On the west coast, just prior to Prohibition, things were going just as well.
“It was a great time to be a brandy producer,” Price said. In fact, brandy distiller Leland Stanford founded what is now Stanford University in California around this time. But when Prohibition hit, the wine growers were devastated – vineyards wilted and died, killing the brandy (and wine) production on the west coast in the process.
By the time Prohibition was repealed in 1933, the market had changed, as had alcohol laws. Product guidelines had changed so that a neutral spirit could be flavored with fruit and sold as brandy. Re-starting vineyards was costly. For decades, brandy fell behind production of beer and other spirits.
Fast forward 50 years, and craft distilling of brandy began. In fact, brandy was making its comeback before the now-dominant craft bourbon and beer began to gain momentum. There are now about 100 craft brandy distilleries in the U.S., including Copper & Kings, and both Price and Veach believe we are in the beginning of a resurgence of the spirit’s popularity. More research will be conducted to help American spirits lovers embrace brandy’s heritage.

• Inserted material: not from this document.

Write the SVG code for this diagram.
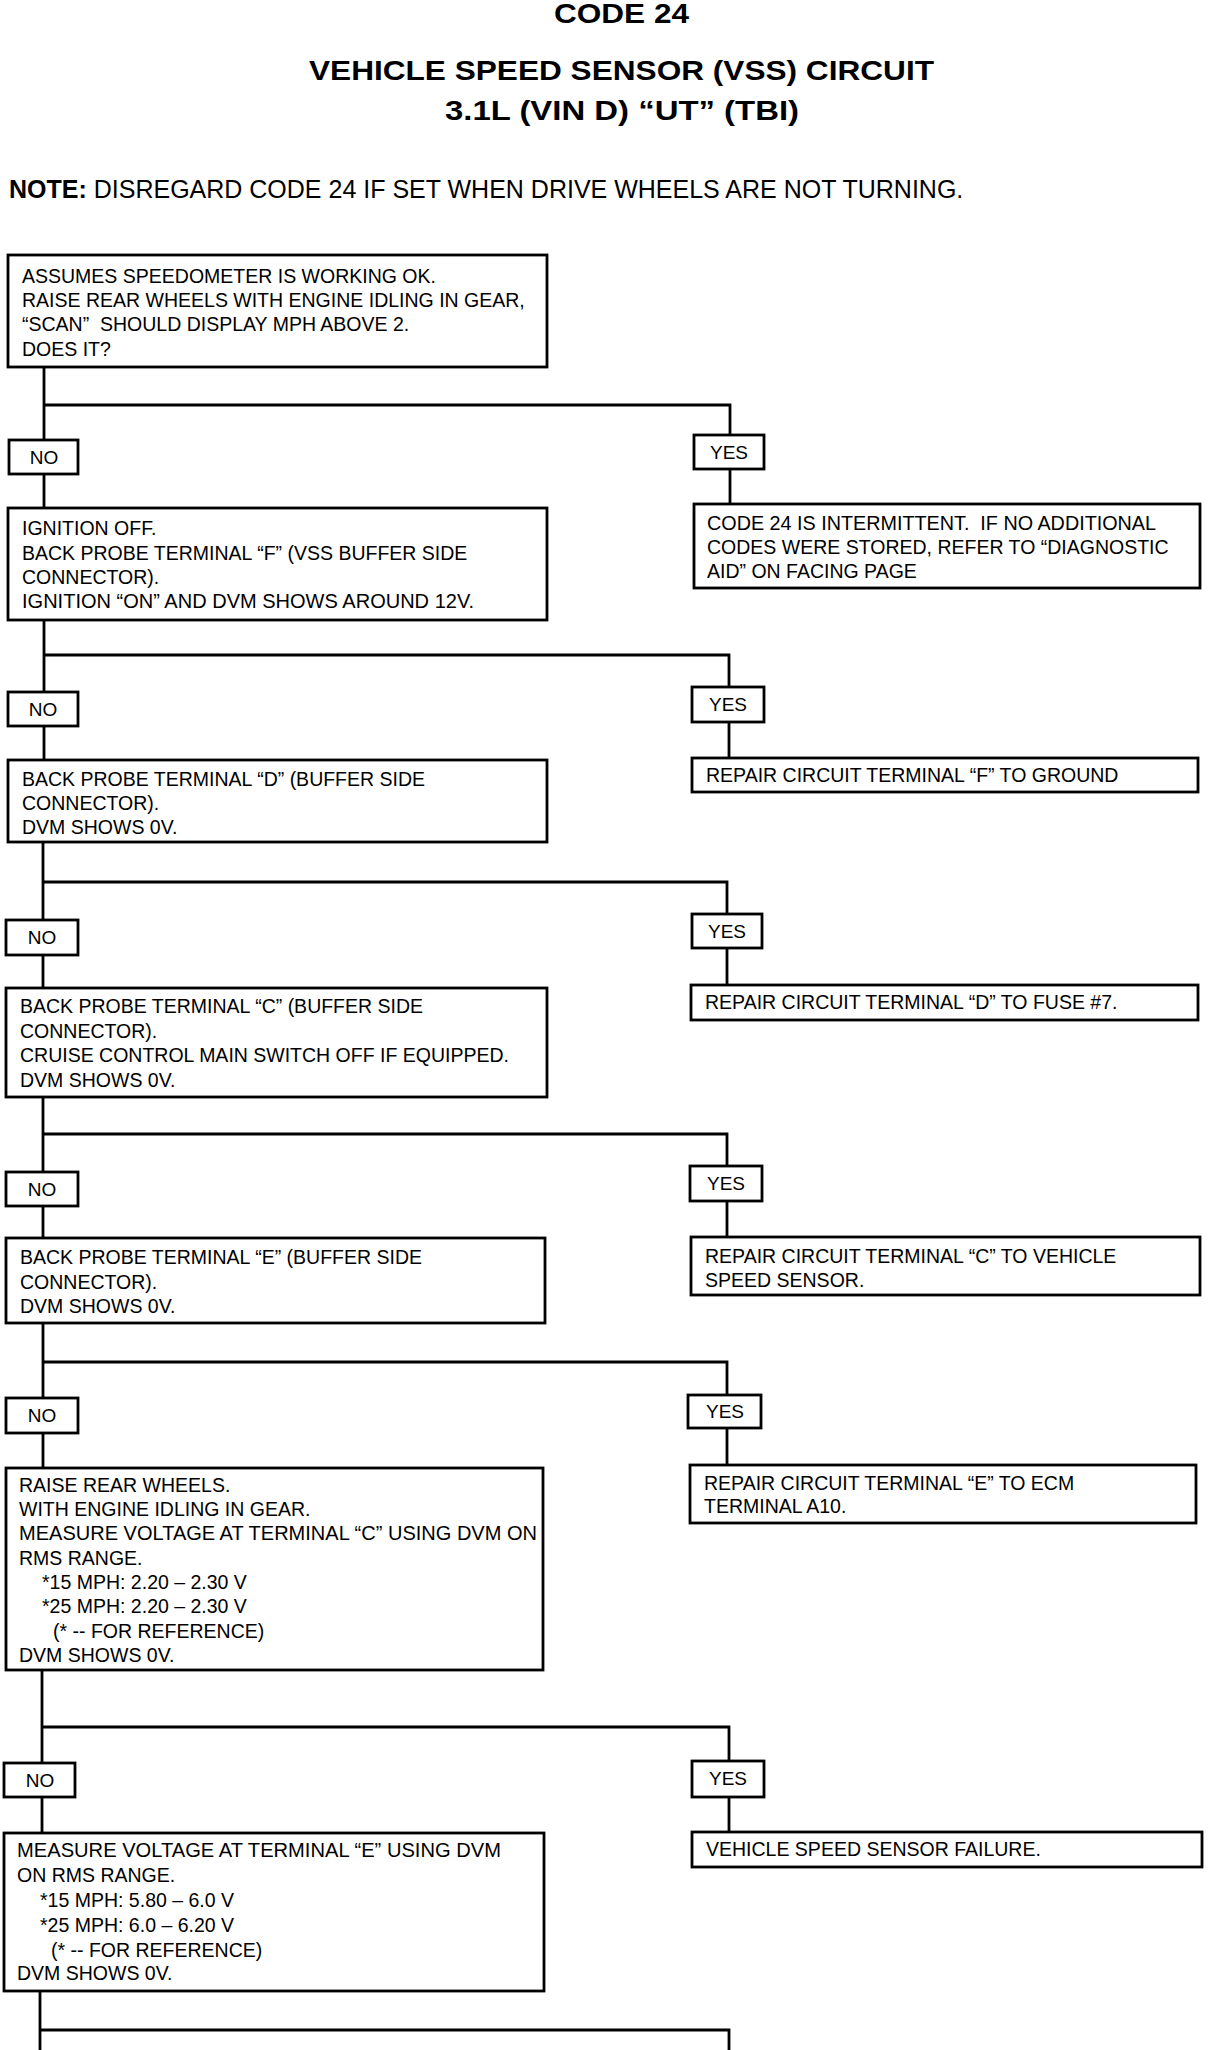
<svg xmlns="http://www.w3.org/2000/svg" width="1216" height="2050" viewBox="0 0 1216 2050">
<style>
.box{fill:#fff;stroke:#000;stroke-width:2.8}
.c{fill:none;stroke:#000;stroke-width:2.8}
text{font-family:"Liberation Sans",Arial,sans-serif;fill:#000;white-space:pre}
.t{font-size:19.5px}
.l{font-size:19px;text-anchor:middle}
.h{font-size:28px;font-weight:bold}
.n{font-size:25px}
</style>
<rect width="1216" height="2050" fill="#fff"/>
<g id="title">
<text class="h" x="554" y="23" textLength="135" lengthAdjust="spacingAndGlyphs">CODE 24</text>
<text class="h" x="309" y="80" textLength="625" lengthAdjust="spacingAndGlyphs">VEHICLE SPEED SENSOR (VSS) CIRCUIT</text>
<text class="h" x="445" y="120" textLength="354" lengthAdjust="spacingAndGlyphs">3.1L (VIN D) “UT” (TBI)</text>
<text class="n" x="9" y="198"><tspan font-weight="bold">NOTE:</tspan> DISREGARD CODE 24 IF SET WHEN DRIVE WHEELS ARE NOT TURNING.</text>
</g>
<g id="connectors">
<path class="c" d="M44,367 V440 M44,405 H730 V435 M44,474 V508 M730,469 V504"/>
<path class="c" d="M44,620 V692 M44,655 H729 V687 M44,726 V760 M729,722 V758"/>
<path class="c" d="M43,842 V920 M43,882 H727 V914 M43,955 V988 M727,948 V985"/>
<path class="c" d="M43,1097 V1172 M43,1134 H727 V1166 M43,1206 V1238 M727,1201 V1237"/>
<path class="c" d="M43,1323 V1398 M43,1362 H727 V1395 M43,1433 V1468 M727,1428 V1465"/>
<path class="c" d="M42,1670 V1763 M42,1727 H729 V1761 M42,1797 V1833 M729,1797 V1832"/>
<path class="c" d="M40,1991 V2050 M40,2030 H729 V2050"/>
</g>
<g id="n1">
<rect class="box" x="8" y="255" width="539" height="112"/>
<text class="t" x="22" y="283">ASSUMES SPEEDOMETER IS WORKING OK.</text>
<text class="t" x="22" y="307">RAISE REAR WHEELS WITH ENGINE IDLING IN GEAR,</text>
<text class="t" x="22" y="331">“SCAN”  SHOULD DISPLAY MPH ABOVE 2.</text>
<text class="t" x="22" y="356">DOES IT?</text>
</g>
<g id="no1"><rect class="box" x="9" y="440" width="69" height="34"/><text class="l" x="44" y="464">NO</text></g>
<g id="yes1"><rect class="box" x="694" y="435" width="70" height="34"/><text class="l" x="729" y="459">YES</text></g>
<g id="n2">
<rect class="box" x="8" y="508" width="539" height="112"/>
<text class="t" x="22" y="535">IGNITION OFF.</text>
<text class="t" x="22" y="560">BACK PROBE TERMINAL “F” (VSS BUFFER SIDE</text>
<text class="t" x="22" y="584">CONNECTOR).</text>
<text class="t" x="22" y="608" textLength="452" lengthAdjust="spacingAndGlyphs">IGNITION “ON” AND DVM SHOWS AROUND 12V.</text>
</g>
<g id="r1">
<rect class="box" x="694" y="504" width="506" height="84"/>
<text class="t" x="707" y="530" textLength="449" lengthAdjust="spacingAndGlyphs">CODE 24 IS INTERMITTENT.  IF NO ADDITIONAL</text>
<text class="t" x="707" y="554">CODES WERE STORED, REFER TO “DIAGNOSTIC</text>
<text class="t" x="707" y="578">AID” ON FACING PAGE</text>
</g>
<g id="no2"><rect class="box" x="8" y="692" width="70" height="34"/><text class="l" x="43" y="716">NO</text></g>
<g id="yes2"><rect class="box" x="692" y="687" width="72" height="35"/><text class="l" x="728" y="711">YES</text></g>
<g id="r2">
<rect class="box" x="692" y="758" width="506" height="34"/>
<text class="t" x="706" y="782">REPAIR CIRCUIT TERMINAL “F” TO GROUND</text>
</g>
<g id="n3">
<rect class="box" x="8" y="760" width="539" height="82"/>
<text class="t" x="22" y="786">BACK PROBE TERMINAL “D” (BUFFER SIDE</text>
<text class="t" x="22" y="810">CONNECTOR).</text>
<text class="t" x="22" y="834">DVM SHOWS 0V.</text>
</g>
<g id="no3"><rect class="box" x="6" y="920" width="72" height="35"/><text class="l" x="42" y="944">NO</text></g>
<g id="yes3"><rect class="box" x="692" y="914" width="70" height="34"/><text class="l" x="727" y="938">YES</text></g>
<g id="r3">
<rect class="box" x="691" y="985" width="507" height="35"/>
<text class="t" x="705" y="1009">REPAIR CIRCUIT TERMINAL “D” TO FUSE #7.</text>
</g>
<g id="n4">
<rect class="box" x="6" y="988" width="541" height="109"/>
<text class="t" x="20" y="1013">BACK PROBE TERMINAL “C” (BUFFER SIDE</text>
<text class="t" x="20" y="1038">CONNECTOR).</text>
<text class="t" x="20" y="1062">CRUISE CONTROL MAIN SWITCH OFF IF EQUIPPED.</text>
<text class="t" x="20" y="1087">DVM SHOWS 0V.</text>
</g>
<g id="no4"><rect class="box" x="6" y="1172" width="72" height="34"/><text class="l" x="42" y="1196">NO</text></g>
<g id="yes4"><rect class="box" x="690" y="1166" width="72" height="35"/><text class="l" x="726" y="1190">YES</text></g>
<g id="r4">
<rect class="box" x="691" y="1237" width="509" height="58"/>
<text class="t" x="705" y="1263">REPAIR CIRCUIT TERMINAL “C” TO VEHICLE</text>
<text class="t" x="705" y="1287">SPEED SENSOR.</text>
</g>
<g id="n5">
<rect class="box" x="6" y="1238" width="539" height="85"/>
<text class="t" x="20" y="1264">BACK PROBE TERMINAL “E” (BUFFER SIDE</text>
<text class="t" x="20" y="1289">CONNECTOR).</text>
<text class="t" x="20" y="1313">DVM SHOWS 0V.</text>
</g>
<g id="no5"><rect class="box" x="6" y="1398" width="72" height="35"/><text class="l" x="42" y="1422">NO</text></g>
<g id="yes5"><rect class="box" x="688" y="1395" width="73" height="33"/><text class="l" x="725" y="1418">YES</text></g>
<g id="r5">
<rect class="box" x="690" y="1465" width="506" height="58"/>
<text class="t" x="704" y="1490">REPAIR CIRCUIT TERMINAL “E” TO ECM</text>
<text class="t" x="704" y="1513">TERMINAL A10.</text>
</g>
<g id="n6">
<rect class="box" x="6" y="1468" width="537" height="202"/>
<text class="t" x="19" y="1492">RAISE REAR WHEELS.</text>
<text class="t" x="19" y="1516">WITH ENGINE IDLING IN GEAR.</text>
<text class="t" x="19" y="1540" textLength="518" lengthAdjust="spacingAndGlyphs">MEASURE VOLTAGE AT TERMINAL “C” USING DVM ON</text>
<text class="t" x="19" y="1565">RMS RANGE.</text>
<text class="t" x="42" y="1589">*15 MPH: 2.20 – 2.30 V</text>
<text class="t" x="42" y="1613">*25 MPH: 2.20 – 2.30 V</text>
<text class="t" x="53" y="1638">(* -- FOR REFERENCE)</text>
<text class="t" x="19" y="1662">DVM SHOWS 0V.</text>
</g>
<g id="no6"><rect class="box" x="4" y="1763" width="71" height="34"/><text class="l" x="40" y="1787">NO</text></g>
<g id="yes6"><rect class="box" x="692" y="1761" width="72" height="36"/><text class="l" x="728" y="1785">YES</text></g>
<g id="r6">
<rect class="box" x="692" y="1832" width="510" height="35"/>
<text class="t" x="706" y="1856">VEHICLE SPEED SENSOR FAILURE.</text>
</g>
<g id="n7">
<rect class="box" x="4" y="1833" width="540" height="158"/>
<text class="t" x="17" y="1857" textLength="484" lengthAdjust="spacingAndGlyphs">MEASURE VOLTAGE AT TERMINAL “E” USING DVM</text>
<text class="t" x="17" y="1882">ON RMS RANGE.</text>
<text class="t" x="40" y="1907">*15 MPH: 5.80 – 6.0 V</text>
<text class="t" x="40" y="1932">*25 MPH: 6.0 – 6.20 V</text>
<text class="t" x="51" y="1957">(* -- FOR REFERENCE)</text>
<text class="t" x="17" y="1980">DVM SHOWS 0V.</text>
</g>
</svg>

“This is the beginning,” Price said of the growing appreciation of brandy and its history. “We’ve only scratched the surface.”
“This is the tip of the iceberg,” Veach added.
The purpose of sponsoring the presentation was to help American brandy become more recognized in a culture where legacy is so important, according to Copper & Kings owner Joe Heron.
“One of the challenges and opportunities that we’ve seen is that when you look at distilled spirits in the United States, there are a lot of historical credentials in the category,” Heron said. “There’s the provenance of a person in Evan Williams or the provenance of a place like Woodford Reserve. If you look at brandy, which in many ways is the original
craft spirit of America, very little has been written about it and very little has been written about it with authority. We thought it would be an opportunity for us to get Mike Veach to come in and start telling this story from an archival sense.”
Heron envisions brandy “standing on equal footing with Kentucky bourbon,” which is what inspired the research. As a producer, Heron has taken an interest in the spirit’s history. The presentation was packed with competitors as well as media, and was not open to the public. It was strictly an educational endeavor, he stressed.
“This is not a Copper & Kings research project,” he said. “This is an American brandy research project.”